The operation – dubbed “Midnight Hammer” – was detailed by top Pentagon officials on Sunday night (AEST). They described an extensive operation that included 125 aircraft overall, strikes by Tomahawk missiles launched from a US submarine and the use of 14 massive ordnance penetrator – or bunker-buster – bombs.
General Dan Caine, chairman of the Joint Chiefs of Staff, provides more detail about the US attack on Iran.Credit: AP
The heart of the 37-hour operation was a feint in which a group of B-2 bombers flew west across the Pacific Ocean as decoys to maintain tactical surprise, according to Defence Secretary Pete Hegseth.
News reports on Saturday morning that picked up on flight-tracker data suggested those planes were being deployed as a way to strong-arm Iran into fresh talks on its nuclear program.
While those planes got all the attention, another group of B-2s flew east carrying the bunker-busters.
The officials said dozens of air-refuelling tankers, a guided missile submarine, and fourth- and fifth-generation fighters were involved in the attack, which struck nuclear Iran’s facilities at Fordow, Isfahan and Natanz.
The briefing helped explain other data points that emerged in recent days, including a massive move by midair-refuelling tankers last week that was widely reported at the time. The White House had promised on Thursday that President Donald Trump would make a decision on a strike “within two weeks”, suggesting there might be more time.
In the end, the operation on Sunday (AEST) was deemed a success by the Pentagon. No Americans were lost, and Iran didn’t fire at any of the US military assets, according to the officials.
Hegseth said members of Congress were only notified once the planes were out of danger, contradicting earlier reports that Trump had informed Republican congressional leadership beforehand.
The flights amounted to the second-longest flights in the B-2’s operational history, according to Hegseth and Air Force General Dan Caine, the chairman of the Joint Chiefs of Staff. The longest was a 40-hour round trip in October 2001 in the initial phase of the Afghanistan war.
“This is a plan that took months and weeks of positioning and preparation so that we could be ready when the president of the United States called,” Hegseth said. “It took a great deal of precision. It involved misdirection and the highest of operational security.”
The officials said 75 precision-guided weapons were used, and the operation involved 125 aircraft.

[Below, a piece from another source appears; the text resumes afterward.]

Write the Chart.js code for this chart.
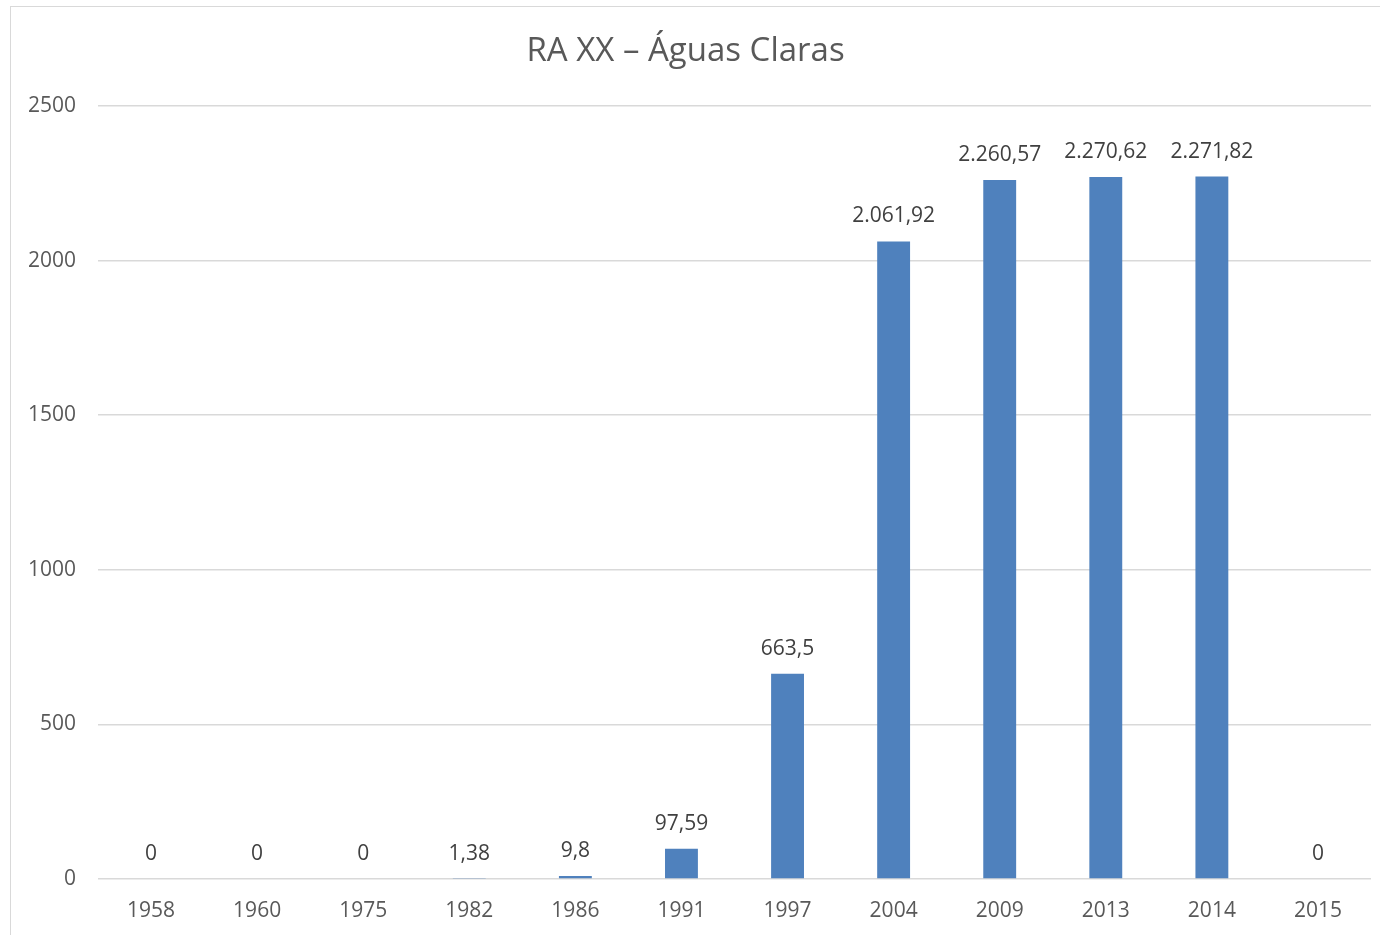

Prior to the B-2 strikes on Fordow, a submarine with the Carl Vinson Carrier Strike Group in the Arabian Sea fired 24 Tomahawk cruise missiles, according to Caine and a graphic released by the Pentagon.
Addressing the nation late Saturday, Trump claimed Iran’s “key nuclear enrichment facilities have been completely and totally obliterated”.
Caine was more cautious in his assessment: “Final battle damage will take some time, but initial battle damage assessments indicate that all three sites sustained extremely severe damage and destruction,” he said.
Joseph Votel, a former commander of the US Central Command and now a fellow at the Middle East Institute, said the US planes could yet return to Iran to ensure the job was finished.
“It would not be a surprise to me if, after an assessment period, we went back in and re-struck some of these targets to make sure that we achieved the effect,” he said.
“That actually is a normal part of our military targeting process – to strike, assess and then, if necessary, strike again to achieve the results that we’re looking for.”
Hegseth said the mission was focused on destroying Iran’s nuclear program and not regime change in Tehran. He also said the mission had not been “open-ended”.
However, Secretary of State Marco Rubio made it clear that Iran needed to abandon its nuclear weapons ambitions altogether.
“At the end of the day, if Iran is committed to becoming a nuclear weapons power, I do think it puts the regime at risk,” Rubio said Sunday on Fox News.
“I really do. I think it would be the end of the regime if they tried to do that.”